Rajoy, fiel a sí mismo, más que un programa de Gobierno, desplegó una perorata justificando su etapa desde 2011. Sobre la corrupción, pasó como sobre ascuas. Apeló, en el discurso y en las réplicas, al sentido común, «esa peste que nos tiene ahogado el propio», según Unamuno. Hizo alusiones históricas que me dejaron helado, sobre todo a la Constitución de Cádiz, que, históricamente hablando, representa uno de los pocos episodios históricos en el que en este país ganaron los derechos y las libertades. No tuvo a bien ocuparse en su discurso del sufrimiento de muchas personas a resultas de una crisis de la que no son responsables. Y, por otro lado, le pidió al PSOE, en aras de la necesidad de la existencia de un Gobierno en España, al menos, la abstención. Algo que don Mariano no hizo en marzo. No, Rajoy no decepciona. No intenta persuadir, sino machacar con lugares comunes que repite hasta el agotamiento de propios y extraños.
Los argumentos que dio Pedro Sánchez para el ‘no’ a Rajoy, con ser razonables, acaso careciesen de un vigor más intenso. Pero, en este caso, no es don Pedro el problema, sino Rajoy.
Por su lado, don Pablo Iglesias estuvo, como era de esperar, beligerante con Rajoy. Lo tenía muy fácil en este caso. Sólo le faltó perfilar mejor –y con más convicción– cómo podría forjarse una mayoría alternativa, teniendo en cuenta –por decirlo al orteguiano modo– los particularismos de las fuerzas nacionalistas, especialmente en Cataluña, que llevan en su agenda el referéndum de autodeterminación como principal línea roja para pactar con alguien. ¿Valdría la pena intentar un desbloqueo de esto?
En lo que respecta al señor Rivera, confieso que me llamó mucho la atención verlo comparecer con la actitud de alguien que se siente víctima de una tomadura de pelo, o, en todo caso, de no haber sido tomado en serio. Tengo para mí que este pacto con el PP le puede restar más credibilidad que el que alcanzó hace meses con el PSOE.
¿Y qué decir de Asturias? A Oblanca, Rajoy lo despachó con demasiada rapidez. No tiene muy fácil el partido casquista seguir justificando que su pacto con el PP será beneficioso para una Asturias que no parece preocuparle en exceso a Rajoy.

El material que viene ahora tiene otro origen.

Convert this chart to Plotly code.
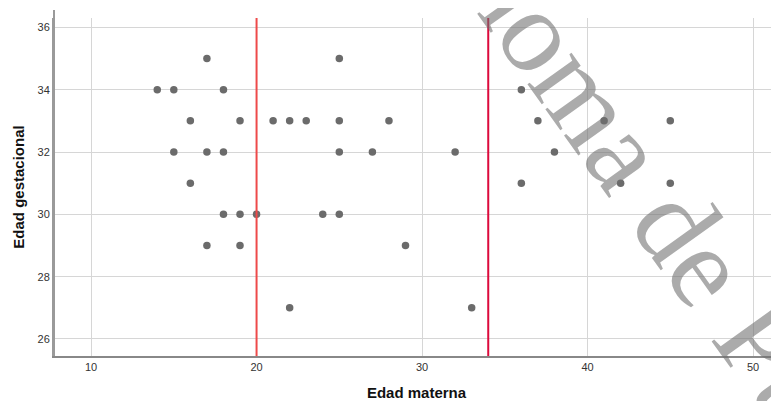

La investidura del bostezo. Para quienes amamos el parlamentarismo, para quienes disfrutamos con el debate como género, estos últimos días de agosto no traen la melancolía de un fin de verano marcado también por una mediocridad que se encarga de amargarnos las últimas horas de las vacaciones.
Un treinta de agosto de 1867 fallecía Baudelaire. Uno de sus lemas, el de ser sublime sin interrupción, se nos pone muy cuesta arriba ante el espectáculo que nos brinda la vida pública. Un 31 de agosto de 2016, tras diez largas horas de debate, asistimos no sólo a una investidura fallida, sino también a la confirmación de que el bloqueo político que soportamos requiere un cambio profundo, un cambio profundo que va más allá de aritméticas parlamentarias. Un cambio profundo que pasaría por unas miradas que buscasen alcances más ambiciosos y menos sectarios.
No se va a dar alcance a una caza de un tiempo nuevo. Sectarismos, mediocridad, particularismos. Así no se reconstruye un país. Así no se abre camino a ese «sugestivo proyecto de vida en común», del que hablaba Ortega siguiendo a Renan.